Added Bevell: "I think it's unique. For me, it's a really cool relationship that we have. We get to collaborate all week as we're preparing for the game plan. We communicate during the week, we have to communicate on the runs, we have to communicate on the protections and make sure that's all squared away, and then we do a great job on gameday. I really feel like when there's no egos involved and nobody cares who gets the credit, then you're able to do great things. That's the way both Tom and I are, and we work together at a really high level. It's easy for me to talk to him and communicate and say, 'Hey, what are you thinking? What kind of runs are you thinking right now?' We talk between series, then I call the series and then I'll come back to him and say, 'What are you thinking now? Go back to this, do this?' There's always that talking going back and forth. It's really set up in the preparation during the week. I have a really good feel going in of what he's thinking."
As for notion of settling disagreements on gameday between Bevell, Cable or Carroll, Carroll says the key to avoiding that is preparation during the week. As Carroll learned while studying under Hall of Fame coach Bill Walsh, if you cover every contingency during the week, everyone will be on the same page when a particular situation arises, allowing Bevell to make a call all parties can agree upon.
"We go through everything beforehand, so the special situations are all thought out and dealt with beforehand, and then there's always a few that you couldn't account for in every game," Carroll said. "That was a good thing, I learned that from Coach Walsh a long time ago.

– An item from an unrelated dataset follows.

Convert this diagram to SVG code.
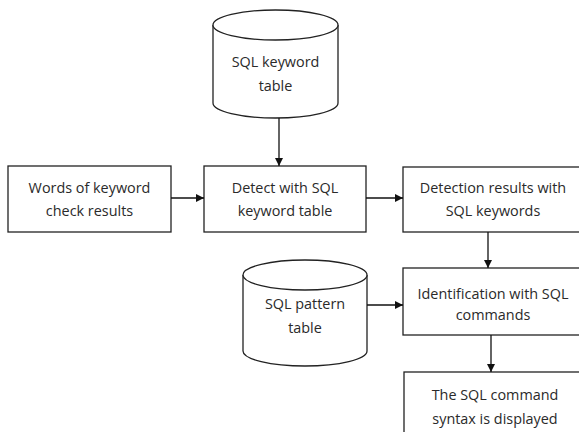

He's documented and written about that, about having your contingency plans already laid out, so you know where you want to go and you know what you want to do, and then you're still going to get faced with things that you have to decide on the spot. So we go about those kinds of situations with confidence. We feel, 'OK, we're going to make good decisions here,' and we go and make the choices we have to. But for the most part, we've been together a long time, we know how we think and how we want to present our team, and we see eye-to-eye."
Cable, who previously was the head coach in Oakland before coming to Seattle, said one of the things that attracted him most to Seattle is the way Carroll built a program around everyone helping each other maximize their talents while working together. So like his head coach, Cable doesn't look at a particular situation in a game wondering if Bevell will make a call he likes, but rather he trusts that the work they did all week will lead to the best call for the team.
"We plan ahead," Cable said. "We talk a lot about it during the week, then again on Saturday and Sunday morning so we both have a plan as to what we're going to do. So we have an idea of where (Bevell) is going and have an idea of what we want, and we've done all that ahead of time, so there's no real discussions or debates when it happens. There's a plan for it.
"We talk a lot between series. If I'm thinking something, if I see something, I set it out there, then whatever happens from there happens… Having guys who have multiple experiences that way, it's better so one guy doesn't feel like, 'I have to do everything.' And we're unique here too because our whole program is about depending on each other and leaning on each other; this is just another example of that."